__PROBLEM TO WORK ON__.
Retype only what runs from the beginning of the data through the line with "(grupo) at (999,42)"; please omit the pictures and keep every line exact.

__INPUT RECORDS__.
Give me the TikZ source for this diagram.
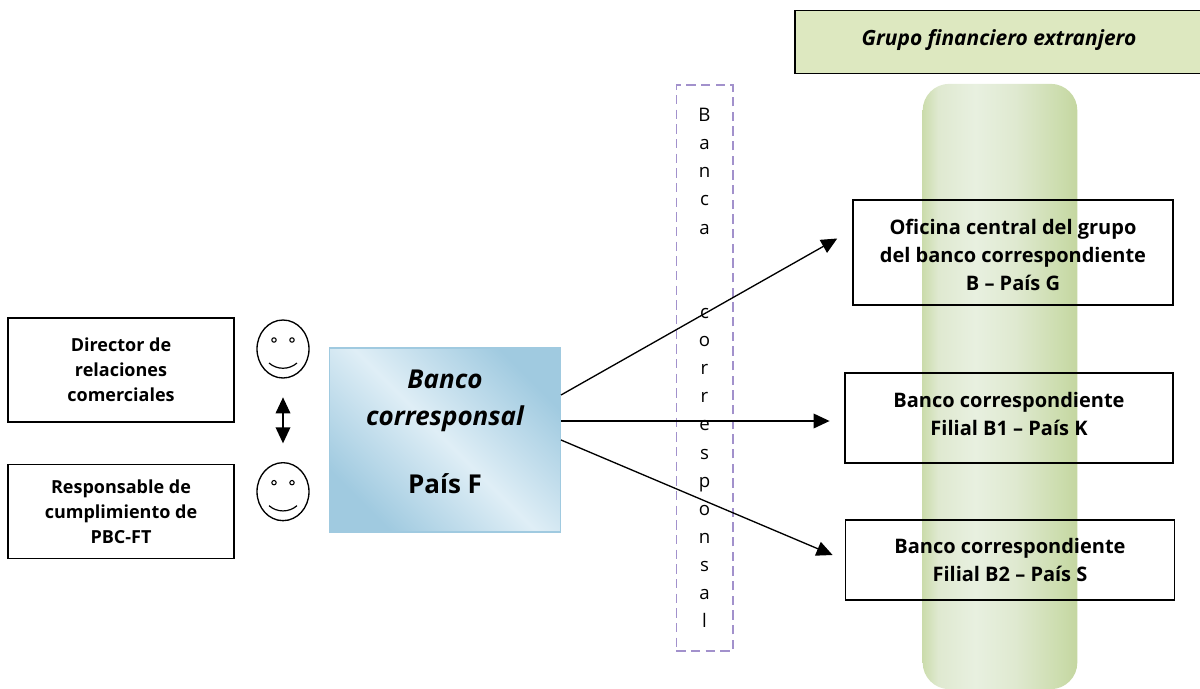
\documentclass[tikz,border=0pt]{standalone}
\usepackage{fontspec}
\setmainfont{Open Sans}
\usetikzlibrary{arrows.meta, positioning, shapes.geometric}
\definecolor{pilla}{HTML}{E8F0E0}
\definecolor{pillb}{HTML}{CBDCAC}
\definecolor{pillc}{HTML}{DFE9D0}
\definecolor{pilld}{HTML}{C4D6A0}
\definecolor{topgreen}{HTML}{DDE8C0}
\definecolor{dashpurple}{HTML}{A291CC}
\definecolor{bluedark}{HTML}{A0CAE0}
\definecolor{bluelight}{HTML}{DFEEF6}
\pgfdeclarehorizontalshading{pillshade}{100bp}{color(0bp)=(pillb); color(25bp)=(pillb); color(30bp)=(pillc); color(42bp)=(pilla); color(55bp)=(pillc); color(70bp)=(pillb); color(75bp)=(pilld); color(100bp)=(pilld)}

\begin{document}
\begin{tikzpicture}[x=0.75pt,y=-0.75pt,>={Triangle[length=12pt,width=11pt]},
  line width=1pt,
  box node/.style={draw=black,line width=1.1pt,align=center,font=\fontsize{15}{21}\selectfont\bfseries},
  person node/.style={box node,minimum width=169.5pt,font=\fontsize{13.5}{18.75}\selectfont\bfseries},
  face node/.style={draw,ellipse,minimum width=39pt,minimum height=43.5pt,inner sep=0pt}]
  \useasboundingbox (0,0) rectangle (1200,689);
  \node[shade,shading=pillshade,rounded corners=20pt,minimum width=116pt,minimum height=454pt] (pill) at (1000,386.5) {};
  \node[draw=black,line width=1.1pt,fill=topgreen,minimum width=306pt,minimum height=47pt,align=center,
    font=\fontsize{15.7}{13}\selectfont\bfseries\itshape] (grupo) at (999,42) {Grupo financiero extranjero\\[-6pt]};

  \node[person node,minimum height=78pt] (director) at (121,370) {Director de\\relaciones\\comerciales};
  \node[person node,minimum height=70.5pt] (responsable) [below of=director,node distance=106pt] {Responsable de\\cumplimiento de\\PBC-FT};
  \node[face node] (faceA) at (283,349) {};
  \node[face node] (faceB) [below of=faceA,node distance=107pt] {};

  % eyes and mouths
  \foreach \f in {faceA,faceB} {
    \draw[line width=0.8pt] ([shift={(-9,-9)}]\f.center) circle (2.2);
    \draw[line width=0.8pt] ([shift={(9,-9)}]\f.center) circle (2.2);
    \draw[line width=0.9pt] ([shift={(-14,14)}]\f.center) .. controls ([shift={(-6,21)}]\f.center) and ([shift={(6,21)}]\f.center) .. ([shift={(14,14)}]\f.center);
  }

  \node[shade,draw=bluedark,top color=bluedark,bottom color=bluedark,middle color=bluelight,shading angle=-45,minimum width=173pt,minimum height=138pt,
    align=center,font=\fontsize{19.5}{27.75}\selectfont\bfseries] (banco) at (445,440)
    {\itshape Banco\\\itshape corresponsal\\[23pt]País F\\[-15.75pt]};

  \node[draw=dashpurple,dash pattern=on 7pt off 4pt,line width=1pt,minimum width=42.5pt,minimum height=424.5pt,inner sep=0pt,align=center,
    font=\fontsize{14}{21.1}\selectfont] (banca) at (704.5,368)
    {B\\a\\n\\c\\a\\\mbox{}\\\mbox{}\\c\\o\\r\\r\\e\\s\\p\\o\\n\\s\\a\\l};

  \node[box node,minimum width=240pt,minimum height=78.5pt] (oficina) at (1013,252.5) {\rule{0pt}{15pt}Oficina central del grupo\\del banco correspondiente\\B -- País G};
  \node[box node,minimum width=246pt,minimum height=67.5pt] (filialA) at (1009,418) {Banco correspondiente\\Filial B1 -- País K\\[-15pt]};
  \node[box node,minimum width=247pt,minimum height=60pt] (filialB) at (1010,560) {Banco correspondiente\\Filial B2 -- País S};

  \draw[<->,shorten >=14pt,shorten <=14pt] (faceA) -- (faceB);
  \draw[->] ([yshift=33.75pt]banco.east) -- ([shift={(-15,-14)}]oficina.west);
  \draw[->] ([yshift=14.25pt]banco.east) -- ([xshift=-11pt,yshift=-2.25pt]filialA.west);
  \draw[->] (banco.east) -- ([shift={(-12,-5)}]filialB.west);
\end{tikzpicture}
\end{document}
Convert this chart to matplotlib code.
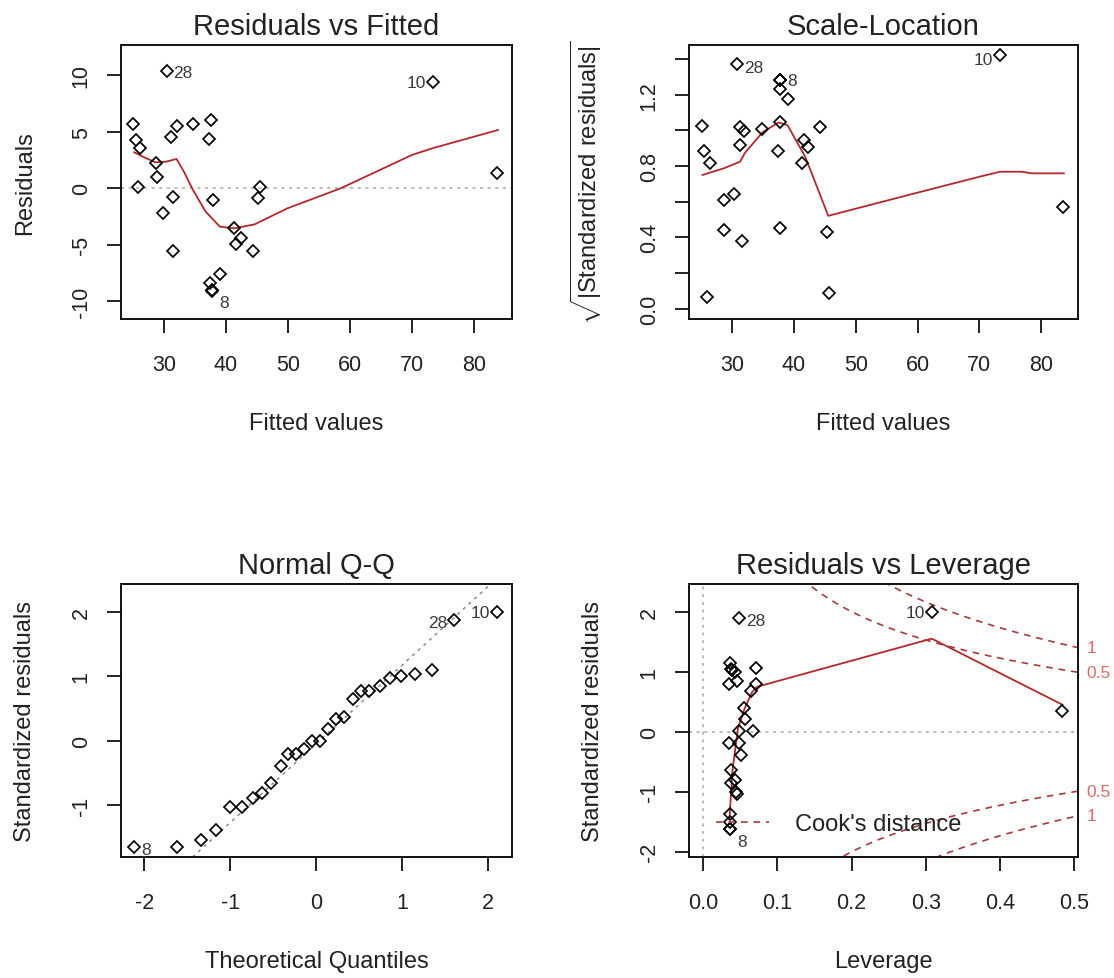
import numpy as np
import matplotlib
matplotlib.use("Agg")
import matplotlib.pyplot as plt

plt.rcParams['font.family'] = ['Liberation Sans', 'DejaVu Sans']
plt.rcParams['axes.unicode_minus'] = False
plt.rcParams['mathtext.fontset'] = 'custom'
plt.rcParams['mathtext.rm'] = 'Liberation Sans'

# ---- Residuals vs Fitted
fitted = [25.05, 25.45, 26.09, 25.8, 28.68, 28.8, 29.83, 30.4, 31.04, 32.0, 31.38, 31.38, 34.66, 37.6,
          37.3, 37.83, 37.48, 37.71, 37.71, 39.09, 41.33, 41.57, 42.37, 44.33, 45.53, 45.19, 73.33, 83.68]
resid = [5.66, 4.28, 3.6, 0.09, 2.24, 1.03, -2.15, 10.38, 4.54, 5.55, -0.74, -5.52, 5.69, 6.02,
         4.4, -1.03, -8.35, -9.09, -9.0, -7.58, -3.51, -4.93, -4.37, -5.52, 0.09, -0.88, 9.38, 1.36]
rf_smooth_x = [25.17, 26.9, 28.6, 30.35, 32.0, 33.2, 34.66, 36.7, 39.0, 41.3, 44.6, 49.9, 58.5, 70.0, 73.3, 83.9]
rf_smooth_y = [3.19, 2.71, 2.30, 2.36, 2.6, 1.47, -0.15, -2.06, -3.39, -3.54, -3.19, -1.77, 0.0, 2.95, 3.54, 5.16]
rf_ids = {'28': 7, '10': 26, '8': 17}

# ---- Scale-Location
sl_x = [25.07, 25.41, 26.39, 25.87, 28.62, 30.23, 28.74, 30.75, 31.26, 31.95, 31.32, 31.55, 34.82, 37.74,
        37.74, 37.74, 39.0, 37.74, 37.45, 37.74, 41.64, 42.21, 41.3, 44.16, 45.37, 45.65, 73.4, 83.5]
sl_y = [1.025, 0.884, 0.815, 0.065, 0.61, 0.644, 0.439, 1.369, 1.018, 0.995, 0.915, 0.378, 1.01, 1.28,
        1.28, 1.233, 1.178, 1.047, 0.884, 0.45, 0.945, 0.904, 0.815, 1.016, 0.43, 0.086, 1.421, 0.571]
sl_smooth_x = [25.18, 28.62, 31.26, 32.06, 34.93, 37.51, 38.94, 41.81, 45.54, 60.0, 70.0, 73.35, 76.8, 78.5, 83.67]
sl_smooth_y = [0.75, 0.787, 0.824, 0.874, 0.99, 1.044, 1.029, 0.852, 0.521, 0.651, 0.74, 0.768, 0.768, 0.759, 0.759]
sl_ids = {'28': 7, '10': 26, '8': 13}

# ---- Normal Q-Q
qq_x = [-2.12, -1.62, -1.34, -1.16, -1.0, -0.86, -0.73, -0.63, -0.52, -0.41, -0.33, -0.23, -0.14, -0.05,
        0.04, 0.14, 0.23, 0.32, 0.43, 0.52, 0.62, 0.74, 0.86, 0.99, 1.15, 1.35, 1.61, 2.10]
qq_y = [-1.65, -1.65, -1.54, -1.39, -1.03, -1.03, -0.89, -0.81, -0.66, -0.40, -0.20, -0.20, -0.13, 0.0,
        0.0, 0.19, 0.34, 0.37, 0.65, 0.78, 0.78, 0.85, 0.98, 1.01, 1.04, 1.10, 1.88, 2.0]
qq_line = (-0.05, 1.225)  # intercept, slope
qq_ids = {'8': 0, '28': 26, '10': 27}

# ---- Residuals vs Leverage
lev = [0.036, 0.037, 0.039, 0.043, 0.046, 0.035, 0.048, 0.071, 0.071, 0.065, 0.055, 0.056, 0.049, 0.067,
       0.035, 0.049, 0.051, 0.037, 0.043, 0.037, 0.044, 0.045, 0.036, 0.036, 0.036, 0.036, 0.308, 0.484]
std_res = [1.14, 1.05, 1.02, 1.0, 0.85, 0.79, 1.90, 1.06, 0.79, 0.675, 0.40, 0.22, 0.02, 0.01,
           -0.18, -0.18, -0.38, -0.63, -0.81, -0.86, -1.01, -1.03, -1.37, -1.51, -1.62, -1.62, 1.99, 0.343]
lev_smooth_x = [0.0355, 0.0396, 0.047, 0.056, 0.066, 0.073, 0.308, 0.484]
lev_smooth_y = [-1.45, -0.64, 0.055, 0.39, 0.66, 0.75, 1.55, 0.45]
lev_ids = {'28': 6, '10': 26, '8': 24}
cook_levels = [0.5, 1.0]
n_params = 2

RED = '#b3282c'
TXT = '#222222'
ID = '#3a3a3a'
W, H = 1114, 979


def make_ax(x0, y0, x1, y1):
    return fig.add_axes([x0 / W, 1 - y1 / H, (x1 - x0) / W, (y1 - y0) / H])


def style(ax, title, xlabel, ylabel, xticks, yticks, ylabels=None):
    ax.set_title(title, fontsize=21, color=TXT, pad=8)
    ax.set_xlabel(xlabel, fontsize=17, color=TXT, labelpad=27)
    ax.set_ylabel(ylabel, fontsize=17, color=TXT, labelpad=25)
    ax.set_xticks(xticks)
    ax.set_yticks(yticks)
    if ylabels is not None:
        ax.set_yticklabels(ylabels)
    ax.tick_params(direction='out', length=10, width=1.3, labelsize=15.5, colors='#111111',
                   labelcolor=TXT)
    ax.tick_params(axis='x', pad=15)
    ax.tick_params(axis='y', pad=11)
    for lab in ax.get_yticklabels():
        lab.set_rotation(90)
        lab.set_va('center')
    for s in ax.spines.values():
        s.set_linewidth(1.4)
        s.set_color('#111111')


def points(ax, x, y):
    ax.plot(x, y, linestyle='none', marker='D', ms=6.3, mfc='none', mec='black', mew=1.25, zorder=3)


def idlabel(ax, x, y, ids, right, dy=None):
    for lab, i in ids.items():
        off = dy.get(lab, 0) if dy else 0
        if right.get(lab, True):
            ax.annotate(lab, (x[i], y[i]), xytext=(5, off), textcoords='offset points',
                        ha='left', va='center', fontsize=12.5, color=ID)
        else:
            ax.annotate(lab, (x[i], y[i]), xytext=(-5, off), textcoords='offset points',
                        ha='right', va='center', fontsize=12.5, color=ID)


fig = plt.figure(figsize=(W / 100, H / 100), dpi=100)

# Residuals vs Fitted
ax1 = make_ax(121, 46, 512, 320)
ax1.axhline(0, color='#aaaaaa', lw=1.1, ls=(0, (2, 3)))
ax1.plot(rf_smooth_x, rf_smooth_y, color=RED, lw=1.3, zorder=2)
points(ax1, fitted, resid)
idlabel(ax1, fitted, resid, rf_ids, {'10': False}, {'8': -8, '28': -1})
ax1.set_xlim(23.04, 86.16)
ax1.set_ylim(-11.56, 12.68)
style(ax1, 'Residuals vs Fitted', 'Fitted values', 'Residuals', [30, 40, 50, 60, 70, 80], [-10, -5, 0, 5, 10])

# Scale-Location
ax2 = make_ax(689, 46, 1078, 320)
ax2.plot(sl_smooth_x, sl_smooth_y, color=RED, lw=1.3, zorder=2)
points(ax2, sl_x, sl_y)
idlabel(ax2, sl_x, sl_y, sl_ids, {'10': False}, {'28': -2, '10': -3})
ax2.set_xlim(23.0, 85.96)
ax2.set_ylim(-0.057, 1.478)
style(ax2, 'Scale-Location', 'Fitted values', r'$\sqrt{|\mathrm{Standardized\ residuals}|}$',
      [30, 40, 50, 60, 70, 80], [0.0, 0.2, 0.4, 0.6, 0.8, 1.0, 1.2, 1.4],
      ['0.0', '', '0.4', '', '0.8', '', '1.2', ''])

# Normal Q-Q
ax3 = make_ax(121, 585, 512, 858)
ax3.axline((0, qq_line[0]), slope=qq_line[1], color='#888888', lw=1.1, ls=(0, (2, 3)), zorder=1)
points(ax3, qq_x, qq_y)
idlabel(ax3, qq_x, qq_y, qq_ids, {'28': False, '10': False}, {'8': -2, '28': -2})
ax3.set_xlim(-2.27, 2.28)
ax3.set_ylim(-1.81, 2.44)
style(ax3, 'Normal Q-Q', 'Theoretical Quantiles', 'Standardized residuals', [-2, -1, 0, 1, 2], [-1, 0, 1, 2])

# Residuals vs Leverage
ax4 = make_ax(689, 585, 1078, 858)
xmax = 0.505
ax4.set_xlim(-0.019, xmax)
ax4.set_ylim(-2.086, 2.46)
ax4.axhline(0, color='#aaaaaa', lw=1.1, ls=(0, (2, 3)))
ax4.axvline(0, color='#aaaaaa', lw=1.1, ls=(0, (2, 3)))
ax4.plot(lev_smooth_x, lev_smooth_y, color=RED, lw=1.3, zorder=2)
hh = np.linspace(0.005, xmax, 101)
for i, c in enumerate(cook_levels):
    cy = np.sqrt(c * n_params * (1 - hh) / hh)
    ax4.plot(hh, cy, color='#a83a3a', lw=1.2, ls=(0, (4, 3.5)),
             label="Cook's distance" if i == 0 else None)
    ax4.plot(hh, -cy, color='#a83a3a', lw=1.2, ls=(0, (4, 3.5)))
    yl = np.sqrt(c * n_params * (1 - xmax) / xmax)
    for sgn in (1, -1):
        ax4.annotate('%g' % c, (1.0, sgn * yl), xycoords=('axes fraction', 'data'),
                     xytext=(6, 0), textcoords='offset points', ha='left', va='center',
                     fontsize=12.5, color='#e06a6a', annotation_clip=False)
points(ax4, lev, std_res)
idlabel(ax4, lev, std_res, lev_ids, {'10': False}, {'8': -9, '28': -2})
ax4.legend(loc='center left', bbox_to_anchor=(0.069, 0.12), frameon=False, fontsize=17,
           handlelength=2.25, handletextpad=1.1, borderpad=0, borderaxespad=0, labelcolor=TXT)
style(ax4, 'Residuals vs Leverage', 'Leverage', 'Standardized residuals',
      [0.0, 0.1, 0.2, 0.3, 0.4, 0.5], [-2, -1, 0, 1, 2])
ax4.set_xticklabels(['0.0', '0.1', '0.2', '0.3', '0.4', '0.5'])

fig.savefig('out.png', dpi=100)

__PROBLEM SOLUTION__.
Give me the TikZ source for this diagram.
\documentclass[tikz,border=0pt]{standalone}
\usepackage{fontspec}
\setmainfont{Open Sans}
\usetikzlibrary{arrows.meta, positioning, shapes.geometric}
\definecolor{pilla}{HTML}{E8F0E0}
\definecolor{pillb}{HTML}{CBDCAC}
\definecolor{pillc}{HTML}{DFE9D0}
\definecolor{pilld}{HTML}{C4D6A0}
\definecolor{topgreen}{HTML}{DDE8C0}
\definecolor{dashpurple}{HTML}{A291CC}
\definecolor{bluedark}{HTML}{A0CAE0}
\definecolor{bluelight}{HTML}{DFEEF6}
\pgfdeclarehorizontalshading{pillshade}{100bp}{color(0bp)=(pillb); color(25bp)=(pillb); color(30bp)=(pillc); color(42bp)=(pilla); color(55bp)=(pillc); color(70bp)=(pillb); color(75bp)=(pilld); color(100bp)=(pilld)}

\begin{document}
\begin{tikzpicture}[x=0.75pt,y=-0.75pt,>={Triangle[length=12pt,width=11pt]},
  line width=1pt,
  box node/.style={draw=black,line width=1.1pt,align=center,font=\fontsize{15}{21}\selectfont\bfseries},
  person node/.style={box node,minimum width=169.5pt,font=\fontsize{13.5}{18.75}\selectfont\bfseries},
  face node/.style={draw,ellipse,minimum width=39pt,minimum height=43.5pt,inner sep=0pt}]
  \useasboundingbox (0,0) rectangle (1200,689);
  \node[shade,shading=pillshade,rounded corners=20pt,minimum width=116pt,minimum height=454pt] (pill) at (1000,386.5) {};
  \node[draw=black,line width=1.1pt,fill=topgreen,minimum width=306pt,minimum height=47pt,align=center,
    font=\fontsize{15.7}{13}\selectfont\bfseries\itshape] (grupo) at (999,42) {Grupo financiero extranjero\\[-6pt]};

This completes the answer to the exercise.